PIÙ BENESSERE PER PIÙ GIOCATORI
Secondo Nole, la creazione di un sindacato esclusivamente composto da giocatori potrebbe aiutare i tennisti a ottenere una più corretta distribuzione dei proventi. Djokovic avrebbe il sostegno di Andy Murray, mentre la posizione di Roger Federer sarebbe più conservativa: lo svizzero ritiene che sia giusto avere un solo sindacato a rappresentare gli interessi del circuito maschile. Questo sindacato esiste già e si chiama ATP. La presa di posizione di Djokovic giunge dopo che Tennis Australia aveva delineato una crescita del prize money per la prossima edizione dell'Australian Open, passando dagli attuali 55 milioni a 60. Esiste poi una roadmap che porterebbe il montepremi complessivo a 100 milioni di dollari (australiani) nei prossimi cinque anni. Dal settembre 2016, Djokovic riveste il ruolo di presidente del “player council”, ovvero il consiglio dei giocatori che discute idee e proposte che poi vengono portate al board ATP tramite i suoi tre rappresentanti (Giorgio Di Palermo, Justin Gimelstob e David Egdes). Il board è poi completato da tre rappresentanti dei tornei e dal presidente Chris Kermode, che deve mediare tra le parti e cercare di venire incontro agli interessi di tutti. Il vicepresidente del consiglio è Kevin Anderson: interrogato sulla questione dopo la sconfitta contro Edmund, ha detto che l'obiettivo finale è aumentare il numero di tennisti che portano a casa un reddito decente grazie al tennis. “Oggi le cose vanno meglio fino a 4-5 anni fa. Se sei top-100 ATP, oggi hai un buon tenore di vita. Vogliamo arrivare a 150, 200 e oltre – sostiene il sudafricano – capisco che i giocatori vogliano di più, però capisco anche la visione opposta: il tour è composto al 50% da giocatori e al 50% dai tornei. Questo porta a contrasti e frustrazioni, ma continueremo a cercare di trovare una soluzione”.

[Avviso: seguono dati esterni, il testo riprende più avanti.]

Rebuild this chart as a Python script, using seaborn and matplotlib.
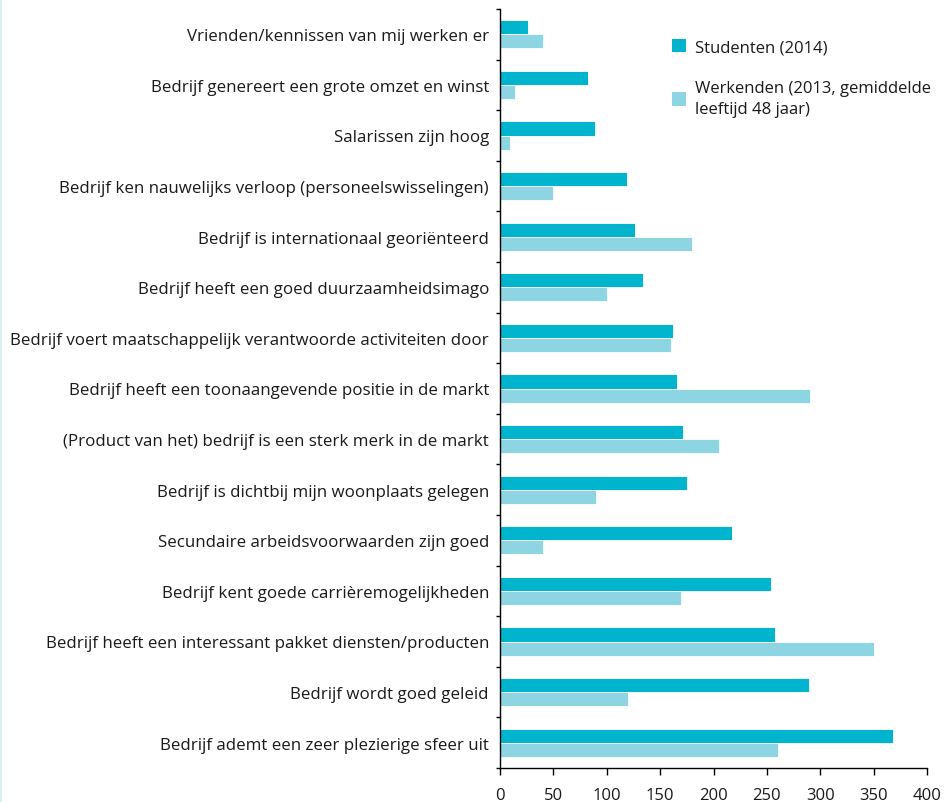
import matplotlib
matplotlib.use("Agg")
import matplotlib.pyplot as plt
import seaborn as sns
import pandas as pd
from matplotlib.patches import Patch

categories = [
    "Vrienden/kennissen van mij werken er",
    "Bedrijf genereert een grote omzet en winst",
    "Salarissen zijn hoog",
    "Bedrijf ken nauwelijks verloop (personeelswisselingen)",
    "Bedrijf is internationaal georiënteerd",
    "Bedrijf heeft een goed duurzaamheidsimago",
    "Bedrijf voert maatschappelijk verantwoorde activiteiten door",
    "Bedrijf heeft een toonaangevende positie in de markt",
    "(Product van het) bedrijf is een sterk merk in de markt",
    "Bedrijf is dichtbij mijn woonplaats gelegen",
    "Secundaire arbeidsvoorwaarden zijn goed",
    "Bedrijf kent goede carrièremogelijkheden",
    "Bedrijf heeft een interessant pakket diensten/producten",
    "Bedrijf wordt goed geleid",
    "Bedrijf ademt een zeer plezierige sfeer uit",
]
studenten = [26, 82, 89, 119, 126, 134, 162, 166, 171, 175, 217, 254, 258, 289, 368]
werkenden = [40, 14, 9, 50, 180, 100, 160, 290, 205, 90, 40, 170, 350, 120, 260]
series = ["Studenten (2014)", "Werkenden (2013, gemiddelde\nleeftijd 48 jaar)"]
xticks = [0, 50, 100, 150, 200, 250, 300, 350, 400]
colors = ["#00B4CD", "#8DD5E3"]

df = pd.DataFrame({
    "cat": categories * 2,
    "val": studenten + werkenden,
    "serie": [series[0]] * len(categories) + [series[1]] * len(categories),
})

sns.set_theme(style="white")
plt.rcParams["font.family"] = ["Open Sans", "DejaVu Sans"]

fig = plt.figure(figsize=(9.53, 8.03), dpi=100)
ax = fig.add_axes([500 / 953, 1 - 769 / 803, 427 / 953, 759 / 803])

sns.barplot(data=df, y="cat", x="val", hue="serie", orient="h",
            palette=colors, width=0.56, ax=ax, legend=False,
            edgecolor="white", linewidth=0.6, saturation=1)

ax.set_xlim(0, 400)
ax.set_ylim(len(categories) - 0.5, -0.5)
ax.set_xticks(xticks)
ax.set_xticklabels([str(t) for t in xticks], fontsize=12, color="#1a1a1a")
ax.set_yticks(range(len(categories)))
ax.set_yticklabels(categories, fontsize=12.2, color="#1a1a1a")
ax.set_xlabel("")
ax.set_ylabel("")
ax.tick_params(axis="y", length=0, pad=8)
ax.set_yticks([i + 0.5 for i in range(-1, len(categories))], minor=True)
ax.tick_params(axis="y", which="minor", length=3, width=1, color="black", left=True)
ax.tick_params(axis="x", length=5, width=1, color="black", bottom=True, pad=9)
for s in ["top", "right"]:
    ax.spines[s].set_visible(False)
for s in ["left", "bottom"]:
    ax.spines[s].set_color("black")
    ax.spines[s].set_linewidth(1)

handles = [Patch(facecolor=c, edgecolor="none") for c in colors]
leg = fig.legend(handles, series, loc="upper left", bbox_to_anchor=(665 / 953, 1 - 33 / 803),
                 frameon=False, fontsize=12, handlelength=0.85, handleheight=0.85,
                 handletextpad=0.55, labelspacing=1.5, borderaxespad=0,
                 labelcolor="#1a1a1a")
for t in leg.get_texts():
    t.set_linespacing(1.45)

fig.add_artist(plt.Line2D([1 / 953, 1 / 953], [0, 1], transform=fig.transFigure,
                          color="#D6F1F7", linewidth=1.5))

fig.savefig("out.png", dpi=100)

AUMENTI SOSTANZIOSI, PERÒ...
Per adesso Djokovic non ha rilasciato dichiarazioni, ma l'argomento sarà certamente oggetto di discussione nella conferenza stampa dopo il suo match contro Young. L'ATP, da parte sua, sta aspettando di capire se il malumore dei giocatori si possa tradurre in qualcosa di concreto. Gli stessi tennisti sono anche un po' risentiti dalla parità di montepremi che gli Slam, ormai da anni, garantiscono a uomini e donne. “Sono argomenti di cui si parla costantemente – dice Anderson – per adesso non c'è molta sostanza”. Dando un'occhiata ai prize money del 2017, si scopre che 51 giocatori hanno intascato più di un milione di dollari (il doppio rispetto a cinque anni fa), mentre è decisamente cresciuto anche il contributo ATP ai fondi pensione dei giocatori. Inoltre, il montepremi complessivo del circuito ATP è cresciuto del 113% negli ultimi dieci anni. Il punto, tuttavia, rimane la distribuzione degli incassi complessivi. È lì che i giocatori spingono. Anche Ryan Harrison, uno dei pochi a parlarne pubblicamente, sostiene la causa di Djokovic. “Vedo con favore la nascita di un sindacato dei giocatori: in un certo senso, le uniche persone che ci rappresentano lo fanno anche per conto dei tornei. Mi piacerebbe che ci fosse una forma di rappresentazione senza un condizionamento esterno. Non vogliamo andare contro i tornei, ma su certi argomenti potrebbe avere senso la presenza di una voce tutta per noi”. Viktor Troicki è un buon amico di Djokovic e ha definito “ridicola” la percentuale di entrate degli Slam destinata ai giocatori. “Anche se loro dicono che stanno aumentato i premi in continuazione. È vero, ma stanno anche guadagnando molto di più rispetto al passato. Quindi c'è un problema”.